Look through the material below. Copy every line with the string "this" in it.

▶ **DATA ENTRIES**
--- start ---

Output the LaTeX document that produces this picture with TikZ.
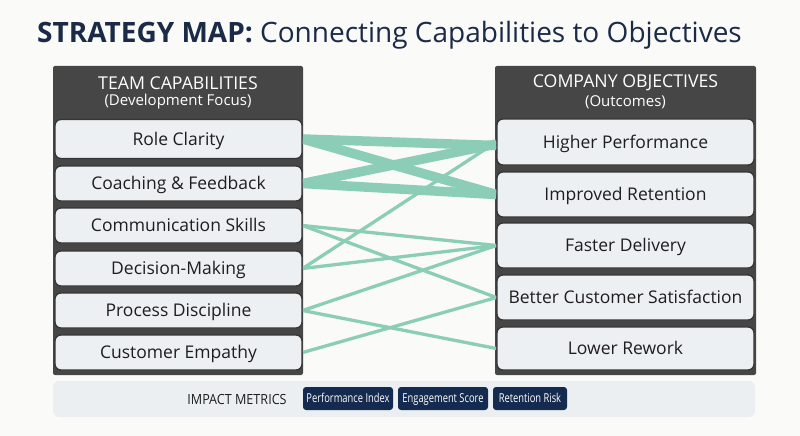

--- end ---
--- start ---

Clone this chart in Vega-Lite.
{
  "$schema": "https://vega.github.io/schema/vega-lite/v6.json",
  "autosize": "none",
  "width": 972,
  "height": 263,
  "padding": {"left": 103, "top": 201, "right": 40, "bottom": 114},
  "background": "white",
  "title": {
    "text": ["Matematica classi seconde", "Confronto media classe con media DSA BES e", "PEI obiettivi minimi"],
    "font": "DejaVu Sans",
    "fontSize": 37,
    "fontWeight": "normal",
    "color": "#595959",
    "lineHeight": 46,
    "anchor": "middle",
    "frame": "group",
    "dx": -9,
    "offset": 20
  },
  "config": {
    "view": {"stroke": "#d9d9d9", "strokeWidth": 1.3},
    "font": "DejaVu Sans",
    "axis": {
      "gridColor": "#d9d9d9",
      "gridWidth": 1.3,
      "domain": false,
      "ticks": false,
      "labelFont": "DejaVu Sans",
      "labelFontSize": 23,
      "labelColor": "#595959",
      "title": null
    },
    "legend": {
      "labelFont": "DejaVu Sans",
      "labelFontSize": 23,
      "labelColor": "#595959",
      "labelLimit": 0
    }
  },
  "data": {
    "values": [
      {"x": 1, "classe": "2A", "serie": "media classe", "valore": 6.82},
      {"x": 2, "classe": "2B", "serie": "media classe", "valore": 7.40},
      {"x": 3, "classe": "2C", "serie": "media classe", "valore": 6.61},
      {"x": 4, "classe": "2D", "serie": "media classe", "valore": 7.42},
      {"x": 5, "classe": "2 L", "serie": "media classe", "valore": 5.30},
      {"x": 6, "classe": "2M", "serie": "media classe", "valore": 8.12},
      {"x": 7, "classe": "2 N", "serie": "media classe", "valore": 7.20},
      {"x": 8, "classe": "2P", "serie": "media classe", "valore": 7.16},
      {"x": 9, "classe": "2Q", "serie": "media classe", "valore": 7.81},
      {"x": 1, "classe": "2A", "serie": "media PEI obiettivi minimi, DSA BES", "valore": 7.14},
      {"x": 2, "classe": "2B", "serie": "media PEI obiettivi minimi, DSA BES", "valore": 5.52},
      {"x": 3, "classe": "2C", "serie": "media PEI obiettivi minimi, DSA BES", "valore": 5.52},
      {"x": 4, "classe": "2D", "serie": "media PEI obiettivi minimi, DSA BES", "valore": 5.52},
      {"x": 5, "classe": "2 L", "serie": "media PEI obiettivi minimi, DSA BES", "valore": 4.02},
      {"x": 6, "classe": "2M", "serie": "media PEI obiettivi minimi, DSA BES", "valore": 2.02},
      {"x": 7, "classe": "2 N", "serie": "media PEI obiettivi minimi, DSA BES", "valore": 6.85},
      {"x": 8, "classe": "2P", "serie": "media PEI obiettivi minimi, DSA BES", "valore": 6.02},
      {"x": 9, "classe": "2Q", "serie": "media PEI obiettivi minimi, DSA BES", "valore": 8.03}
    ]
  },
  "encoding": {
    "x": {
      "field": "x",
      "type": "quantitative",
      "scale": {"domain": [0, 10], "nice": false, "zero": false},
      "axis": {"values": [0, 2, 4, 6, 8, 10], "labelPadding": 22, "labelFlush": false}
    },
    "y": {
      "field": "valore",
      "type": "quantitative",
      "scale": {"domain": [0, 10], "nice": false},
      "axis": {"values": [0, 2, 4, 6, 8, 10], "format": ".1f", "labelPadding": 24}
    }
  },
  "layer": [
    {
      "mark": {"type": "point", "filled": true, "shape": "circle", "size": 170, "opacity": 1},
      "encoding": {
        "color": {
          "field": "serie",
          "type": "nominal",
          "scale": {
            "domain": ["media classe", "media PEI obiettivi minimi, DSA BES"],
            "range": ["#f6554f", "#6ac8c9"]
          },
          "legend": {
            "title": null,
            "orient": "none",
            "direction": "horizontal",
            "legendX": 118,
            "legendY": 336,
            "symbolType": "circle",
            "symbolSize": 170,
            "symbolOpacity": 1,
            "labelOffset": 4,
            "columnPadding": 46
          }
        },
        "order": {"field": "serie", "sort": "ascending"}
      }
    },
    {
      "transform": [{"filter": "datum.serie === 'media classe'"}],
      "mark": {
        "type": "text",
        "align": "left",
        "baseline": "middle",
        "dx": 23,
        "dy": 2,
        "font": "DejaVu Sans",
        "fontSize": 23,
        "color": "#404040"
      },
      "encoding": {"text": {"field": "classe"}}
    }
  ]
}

--- end ---

▶ **REPLY TO THE TASK**
Output the LaTeX document that produces this picture with TikZ.
Clone this chart in Vega-Lite.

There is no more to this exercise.